◆ Requirement: Without the pictures, repeat the listing character for character.
※ ※ ※
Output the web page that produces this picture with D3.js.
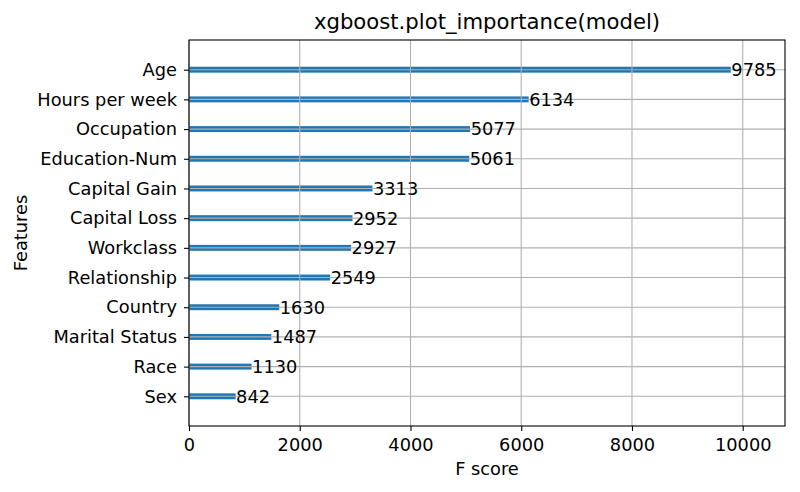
<!DOCTYPE html>
<html><head><meta charset="utf-8">
<script src="https://cdn.jsdelivr.net/npm/d3@7/dist/d3.min.js"></script>
<style>body{margin:0;background:#fff}svg text{font-family:"DejaVu Sans",sans-serif;fill:#000}</style>
</head><body><svg id="c" width="800" height="492"></svg>
<script>
const features = ["Sex","Race","Marital Status","Country","Relationship","Workclass","Capital Loss","Capital Gain","Education-Num","Occupation","Hours per week","Age"];
const scores = [842,1130,1487,1630,2549,2927,2952,3313,5061,5077,6134,9785];
const xTicks = [0,2000,4000,6000,8000,10000];
const titleText = "xgboost.plot_importance(model)";
const xLabel = "F score", yLabel = "Features";

const svg = d3.select("#c");
const L = 189, R = 785, T = 40, B = 426;
const fs = 17.8;
const x = d3.scaleLinear().domain([0, d3.max(scores)*1.1]).range([L, R]);
const y = d3.scaleLinear().domain([-1, features.length]).range([B, T]);
const barH = y(0) - y(0.2);

// bars
svg.append("g").selectAll("rect").data(scores).join("rect")
  .attr("x", x(0)).attr("y", (d,i)=>y(i)-barH/2)
  .attr("width", d=>x(d)-x(0)).attr("height", barH)
  .attr("fill", "#1f77b4");

// grid
const grid = svg.append("g").attr("stroke", "#b0b0b0").attr("stroke-width", 1.1);
xTicks.forEach(t=>grid.append("line").attr("x1", x(t)).attr("x2", x(t)).attr("y1", T).attr("y2", B));
features.forEach((f,i)=>grid.append("line").attr("x1", L).attr("x2", R).attr("y1", y(i)).attr("y2", y(i)));

// value labels
svg.append("g").selectAll("text").data(scores).join("text")
  .attr("x", d=>x(d)+0.5).attr("y", (d,i)=>y(i)).attr("dy","0.36em")
  .attr("font-size", fs).text(d=>d);

// axes
const xa = svg.append("g").attr("transform", `translate(0,${B})`)
  .call(d3.axisBottom(x).tickValues(xTicks).tickFormat(d3.format("d")).tickSize(5).tickPadding(7));
const ya = svg.append("g").attr("transform", `translate(${L},0)`)
  .call(d3.axisLeft(y).tickValues(d3.range(features.length)).tickFormat(i=>features[i]).tickSize(5).tickPadding(7));
[xa, ya].forEach(a=>{
  a.select(".domain").remove();
  a.selectAll("text").attr("font-size", fs).attr("font-family", '"DejaVu Sans",sans-serif').attr("fill","#000");
  a.selectAll("line").attr("stroke","#000").attr("stroke-width",1.1);
});
svg.append("rect").attr("x", L).attr("y", T).attr("width", R-L).attr("height", B-T)
  .attr("fill","none").attr("stroke","#000").attr("stroke-width",1.1);

svg.append("text").attr("x", (L+R)/2).attr("y", 29).attr("text-anchor","middle").attr("font-size", 21.2).text(titleText);
svg.append("text").attr("x", (L+R)/2).attr("y", 475).attr("text-anchor","middle").attr("font-size", fs).text(xLabel);
svg.append("text").attr("transform", `translate(27,${(T+B)/2}) rotate(-90)`).attr("text-anchor","middle").attr("font-size", fs).text(yLabel);
</script></body></html>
※ ※ ※
◆ Task result:
Output the web page that produces this picture with D3.js.
<!DOCTYPE html>
<html><head><meta charset="utf-8">
<script src="https://cdn.jsdelivr.net/npm/d3@7/dist/d3.min.js"></script>
<style>body{margin:0;background:#fff}svg text{font-family:"DejaVu Sans",sans-serif;fill:#000}</style>
</head><body><svg id="c" width="800" height="492"></svg>
<script>
const features = ["Sex","Race","Marital Status","Country","Relationship","Workclass","Capital Loss","Capital Gain","Education-Num","Occupation","Hours per week","Age"];
const scores = [842,1130,1487,1630,2549,2927,2952,3313,5061,5077,6134,9785];
const xTicks = [0,2000,4000,6000,8000,10000];
const titleText = "xgboost.plot_importance(model)";
const xLabel = "F score", yLabel = "Features";

const svg = d3.select("#c");
const L = 189, R = 785, T = 40, B = 426;
const fs = 17.8;
const x = d3.scaleLinear().domain([0, d3.max(scores)*1.1]).range([L, R]);
const y = d3.scaleLinear().domain([-1, features.length]).range([B, T]);
const barH = y(0) - y(0.2);

// bars
svg.append("g").selectAll("rect").data(scores).join("rect")
  .attr("x", x(0)).attr("y", (d,i)=>y(i)-barH/2)
  .attr("width", d=>x(d)-x(0)).attr("height", barH)
  .attr("fill", "#1f77b4");

// grid
const grid = svg.append("g").attr("stroke", "#b0b0b0").attr("stroke-width", 1.1);
xTicks.forEach(t=>grid.append("line").attr("x1", x(t)).attr("x2", x(t)).attr("y1", T).attr("y2", B));
features.forEach((f,i)=>grid.append("line").attr("x1", L).attr("x2", R).attr("y1", y(i)).attr("y2", y(i)));

// value labels
svg.append("g").selectAll("text").data(scores).join("text")
  .attr("x", d=>x(d)+0.5).attr("y", (d,i)=>y(i)).attr("dy","0.36em")
  .attr("font-size", fs).text(d=>d);

// axes
const xa = svg.append("g").attr("transform", `translate(0,${B})`)
  .call(d3.axisBottom(x).tickValues(xTicks).tickFormat(d3.format("d")).tickSize(5).tickPadding(7));
const ya = svg.append("g").attr("transform", `translate(${L},0)`)
  .call(d3.axisLeft(y).tickValues(d3.range(features.length)).tickFormat(i=>features[i]).tickSize(5).tickPadding(7));
[xa, ya].forEach(a=>{
  a.select(".domain").remove();
  a.selectAll("text").attr("font-size", fs).attr("font-family", '"DejaVu Sans",sans-serif').attr("fill","#000");
  a.selectAll("line").attr("stroke","#000").attr("stroke-width",1.1);
});
svg.append("rect").attr("x", L).attr("y", T).attr("width", R-L).attr("height", B-T)
  .attr("fill","none").attr("stroke","#000").attr("stroke-width",1.1);

svg.append("text").attr("x", (L+R)/2).attr("y", 29).attr("text-anchor","middle").attr("font-size", 21.2).text(titleText);
svg.append("text").attr("x", (L+R)/2).attr("y", 475).attr("text-anchor","middle").attr("font-size", fs).text(xLabel);
svg.append("text").attr("transform", `translate(27,${(T+B)/2}) rotate(-90)`).attr("text-anchor","middle").attr("font-size", fs).text(yLabel);
</script></body></html>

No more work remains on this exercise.